Etwa was Fragen betrifft, die insbesondere Krankenkassen beschäftigen: Welche Auswirkungen hat später Fernsehkonsum auf den Schlaf? Welche Rolle spielt Computernutzung? Wie beeinflusst tägliche (sportliche) Bewegung den Schlaf? Wie wirken sich familiäre Beziehungen aus, Zukunftsängste, Geldprobleme oder andere Erkrankungen? Oder gar die Nutzung von aufputschenden oder beruhigenden Getränken oder medizinischen Produkten? Oder Lage und Lärmbelastung der Wohnung? Und so fort.
So können Probleme auf der Arbeit schlechten Schlaf verursachen, oder umgekehrt der schlechte Schlaf Probleme im Arbeitsalltag schaffen.

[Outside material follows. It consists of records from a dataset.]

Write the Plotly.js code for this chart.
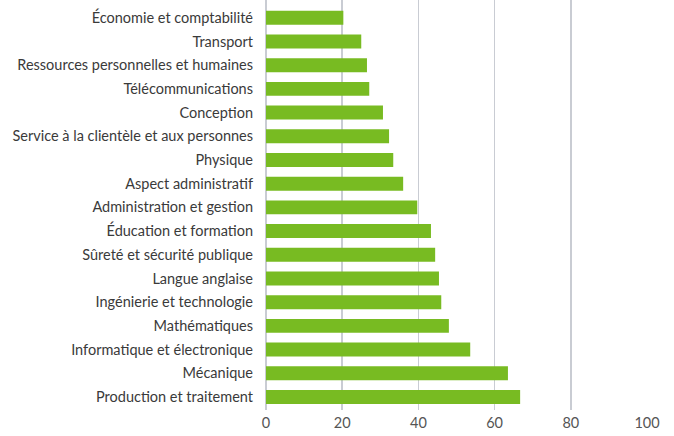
<!DOCTYPE html>
<html>
<head>
<meta charset="utf-8">
<script src="https://cdn.plot.ly/plotly-3.0.1.min.js"></script>
<style>html,body{margin:0;padding:0;background:#fff;}#chart{width:674px;height:436px;}</style>
</head>
<body>
<div id="chart"></div>
<script>
const categories = [
  "Production et traitement",
  "Mécanique",
  "Informatique et électronique",
  "Mathématiques",
  "Ingénierie et technologie",
  "Langue anglaise",
  "Sûreté et sécurité publique",
  "Éducation et formation",
  "Administration et gestion",
  "Aspect administratif",
  "Physique",
  "Service à la clientèle et aux personnes",
  "Conception",
  "Télécommunications",
  "Ressources personnelles et humaines",
  "Transport",
  "Économie et comptabilité"
];
const values = [66.7, 63.5, 53.6, 48.0, 46.0, 45.4, 44.4, 43.3, 39.7, 36.0, 33.4, 32.3, 30.7, 27.1, 26.5, 25.0, 20.3];
const xTicks = [0, 20, 40, 60, 80, 100];

const trace = {
  type: "bar",
  orientation: "h",
  x: values,
  y: categories,
  marker: {color: "#78BB22"},
  hoverinfo: "x+y"
};

const layout = {
  width: 674,
  height: 436,
  margin: {l: 266, r: 27, t: 0, b: 26},
  paper_bgcolor: "#ffffff",
  plot_bgcolor: "#ffffff",
  bargap: 0.41,
  showlegend: false,
  font: {family: "Lato, 'Open Sans', sans-serif", size: 14.5, color: "#3a3a3a"},
  xaxis: {
    range: [0, 100],
    tickvals: xTicks,
    ticktext: xTicks.map(String),
    showgrid: true,
    gridcolor: "#c9ccd3",
    gridwidth: 1.5,
    zeroline: true,
    zerolinecolor: "#c9ccd3",
    zerolinewidth: 1.5,
    showline: false,
    ticks: "",
    ticklabelstandoff: 2,
    tickfont: {size: 14.5, color: "#555555"},
    fixedrange: true
  },
  yaxis: {
    type: "category",
    range: [-0.55, 16.75],
    showgrid: false,
    zeroline: false,
    showline: false,
    ticks: "",
    ticklabelstandoff: 12,
    tickfont: {size: 14.5, color: "#3a3a3a"},
    automargin: false,
    fixedrange: true
  }
};

Plotly.newPlot("chart", [trace], layout, {displayModeBar: false, staticPlot: true});
</script>
</body>
</html>
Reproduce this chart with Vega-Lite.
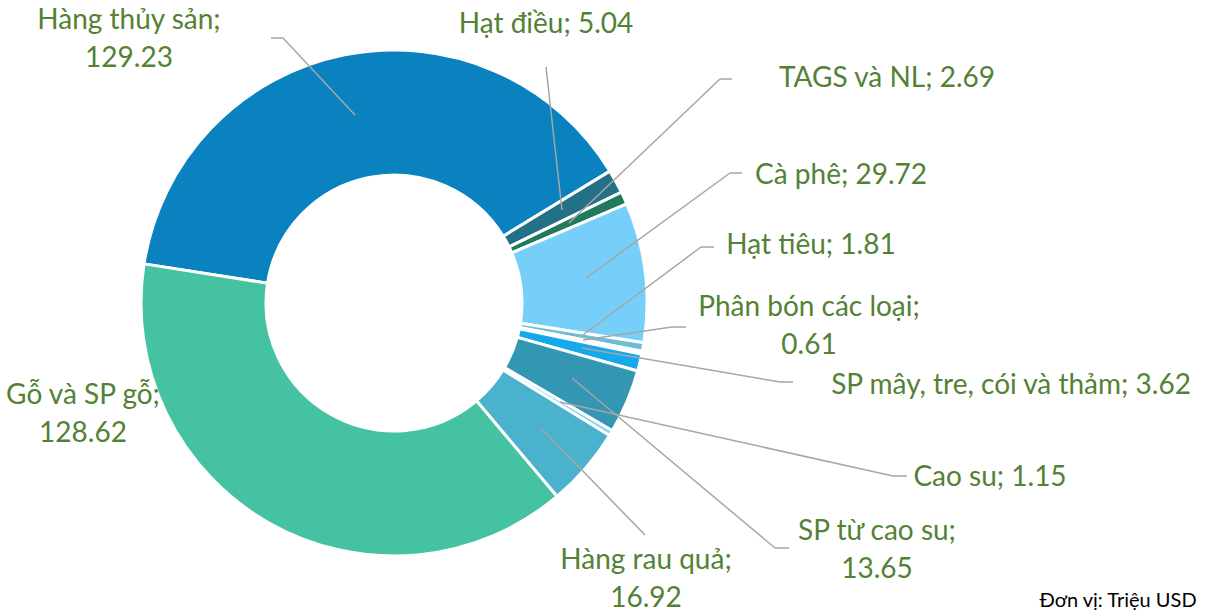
{
  "$schema": "https://vega.github.io/schema/vega-lite/v6.json",
  "width": 1211,
  "height": 613,
  "padding": 0,
  "autosize": {"type": "none"},
  "background": "white",
  "config": {"view": {"stroke": null}},
  "datasets": {
    "slices": [
      {"idx": 1, "category": "Hàng thủy sản", "value": 129.23},
      {"idx": 2, "category": "Hạt điều", "value": 5.04},
      {"idx": 3, "category": "TAGS và NL", "value": 2.69},
      {"idx": 4, "category": "Cà phê", "value": 29.72},
      {"idx": 5, "category": "Hạt tiêu", "value": 1.81},
      {"idx": 6, "category": "Phân bón các loại", "value": 0.61},
      {"idx": 7, "category": "SP mây, tre, cói và thảm", "value": 3.62},
      {"idx": 8, "category": "SP từ cao su", "value": 13.65},
      {"idx": 9, "category": "Cao su", "value": 1.15},
      {"idx": 10, "category": "Hàng rau quả", "value": 16.92},
      {"idx": 11, "category": "Gỗ và SP gỗ", "value": 128.62}
    ],
    "labels": [
      {"label": "Hàng thủy sản;\n129.23", "lx": -265, "ly": -282},
      {"label": "Hạt điều; 5.04", "lx": 152, "ly": -278},
      {"label": "TAGS và NL; 2.69", "lx": 493, "ly": -224},
      {"label": "Cà phê; 29.72", "lx": 447, "ly": -127},
      {"label": "Hạt tiêu; 1.81", "lx": 417, "ly": -57},
      {"label": "Phân bón các loại;\n0.61", "lx": 415, "ly": 5},
      {"label": "SP mây, tre, cói và thảm; 3.62", "lx": 617, "ly": 83},
      {"label": "Cao su; 1.15", "lx": 596, "ly": 175},
      {"label": "SP từ cao su;\n13.65", "lx": 483, "ly": 229},
      {"label": "Hàng rau quả;\n16.92", "lx": 252, "ly": 258},
      {"label": "Gỗ và SP gỗ;\n128.62", "lx": -311, "ly": 93}
    ],
    "leaders": [
      {"x1": -123, "y1": -265, "x2": -111, "y2": -265},
      {"x1": -111, "y1": -265, "x2": -39, "y2": -188},
      {"x1": 152, "y1": -236, "x2": 168, "y2": -93},
      {"x1": 338, "y1": -224, "x2": 326, "y2": -224},
      {"x1": 326, "y1": -224, "x2": 175, "y2": -80},
      {"x1": 348, "y1": -130, "x2": 336, "y2": -130},
      {"x1": 336, "y1": -130, "x2": 192, "y2": -25},
      {"x1": 320, "y1": -56, "x2": 307, "y2": -56},
      {"x1": 307, "y1": -56, "x2": 189, "y2": 32},
      {"x1": 189, "y1": 37, "x2": 278, "y2": 24},
      {"x1": 278, "y1": 24, "x2": 292, "y2": 24},
      {"x1": 188, "y1": 45, "x2": 386, "y2": 79},
      {"x1": 386, "y1": 79, "x2": 399, "y2": 79},
      {"x1": 166, "y1": 99, "x2": 499, "y2": 173},
      {"x1": 499, "y1": 173, "x2": 513, "y2": 173},
      {"x1": 178, "y1": 75, "x2": 381, "y2": 245},
      {"x1": 381, "y1": 245, "x2": 395, "y2": 245},
      {"x1": 147, "y1": 125, "x2": 251, "y2": 232}
    ],
    "note": [
      {"text": "Đơn vị: Triệu USD", "nx": 724, "ny": 298}
    ]
  },
  "layer": [
    {
      "data": {"name": "slices"},
      "mark": {"type": "arc", "outerRadius": 253, "innerRadius": 128, "stroke": "white", "strokeWidth": 3},
      "encoding": {
        "theta": {"field": "value", "type": "quantitative", "stack": true, "scale": {"range": [-1.4155, 4.8677]}},
        "order": {"field": "idx", "type": "quantitative"},
        "color": {
          "field": "category", "type": "nominal", "legend": null,
          "scale": {
            "domain": ["Hàng thủy sản", "Hạt điều", "TAGS và NL", "Cà phê", "Hạt tiêu", "Phân bón các loại", "SP mây, tre, cói và thảm", "SP từ cao su", "Cao su", "Hàng rau quả", "Gỗ và SP gỗ"],
            "range": ["#0A82BF", "#237186", "#217A5E", "#75CFF8", "#6EBCD6", "#B4E2F2", "#15A9EC", "#3396B3", "#8AD3F0", "#4BB2CE", "#45C2A1"]
          }
        },
        "x": {"datum": 0, "type": "quantitative", "axis": null, "scale": {"domain": [-394, 817], "nice": false, "zero": false}},
        "y": {"datum": 0, "type": "quantitative", "axis": null, "scale": {"domain": [-303, 310], "nice": false, "zero": false, "reverse": true}}
      }
    },
    {
      "data": {"name": "leaders"},
      "mark": {"type": "rule", "color": "#A6A6A6", "strokeWidth": 1.5},
      "encoding": {
        "x": {"field": "x1", "type": "quantitative", "axis": null, "scale": {"domain": [-394, 817], "nice": false, "zero": false}},
        "y": {"field": "y1", "type": "quantitative", "axis": null, "scale": {"domain": [-303, 310], "nice": false, "zero": false, "reverse": true}},
        "x2": {"field": "x2"},
        "y2": {"field": "y2"}
      }
    },
    {
      "data": {"name": "labels"},
      "mark": {"type": "text", "align": "center", "baseline": "middle", "font": "Lato", "fontSize": 28, "letterSpacing": 0.7, "color": "#538135", "lineBreak": "\n", "lineHeight": 38},
      "encoding": {
        "x": {"field": "lx", "type": "quantitative", "axis": null, "scale": {"domain": [-394, 817], "nice": false, "zero": false}},
        "y": {"field": "ly", "type": "quantitative", "axis": null, "scale": {"domain": [-303, 310], "nice": false, "zero": false, "reverse": true}},
        "text": {"field": "label", "type": "nominal"}
      }
    },
    {
      "data": {"name": "note"},
      "mark": {"type": "text", "align": "center", "baseline": "middle", "font": "Lato", "fontSize": 20, "letterSpacing": 0.8, "color": "#000000"},
      "encoding": {
        "x": {"field": "nx", "type": "quantitative", "axis": null, "scale": {"domain": [-394, 817], "nice": false, "zero": false}},
        "y": {"field": "ny", "type": "quantitative", "axis": null, "scale": {"domain": [-303, 310], "nice": false, "zero": false, "reverse": true}},
        "text": {"field": "text", "type": "nominal"}
      }
    }
  ]
}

Dass (erholsamer) Schlaf für viele Zeitgenossen so ein Problem geworden ist, hat ja auch damit zu tun, dass wir zu einer immerwachen Kultur geworden sind, einer Zivilisation, die natürliche (Schlaf-)Rhythmen fast ausgemerzt hat, obwohl unsere Körper nach wie vor auf die natürlichen Abläufe von Tag und Nacht und Jahreszeiten programmiert sind.
Was freilich auch noch nicht erklärt, warum Frauen häufiger unter schlechtem Schlaf leiden als Männer. Es sei denn, sie haben es mit deutlich mehr Stressoren zu tun als der männliche Teil des Problems.
So ist das Schlafproblem auch wieder ein Teil der um sich greifenden Zivilisationskrankheiten, mit denen sich die Forscher in Leipzig beschäftigen.
Das Leipziger Forschungszentrum für Zivilisationserkrankungen (LIFE) widmet sich der Erforschung von Zivilisationserkrankungen, wie Depression, Diabetes, Allergien oder Herz-Kreislauf-Erkrankungen. Dazu werden so viele Daten wie möglich zur Gesundheit und zu den Lebensumständen der Leipziger Bevölkerung gesammelt und für die Wissenschaftler der Leipziger Universitätsmedizin und anderen Forschungseinrichtungen im LIFE Datenportal zur Verfügung gestellt. LIFE wird finanziert aus Mitteln der Europäischen Union durch den Europäischen Fonds für regionale Entwicklung (EFRE) sowie den Europäischen Sozialfonds (ESF) und aus Mitteln des Freistaates Sachsen im Rahmen der Landesexzellenzinitiative.
Die Ergebnisse der Studie sind kürzlich im Journal of Affective Disorders erschienen.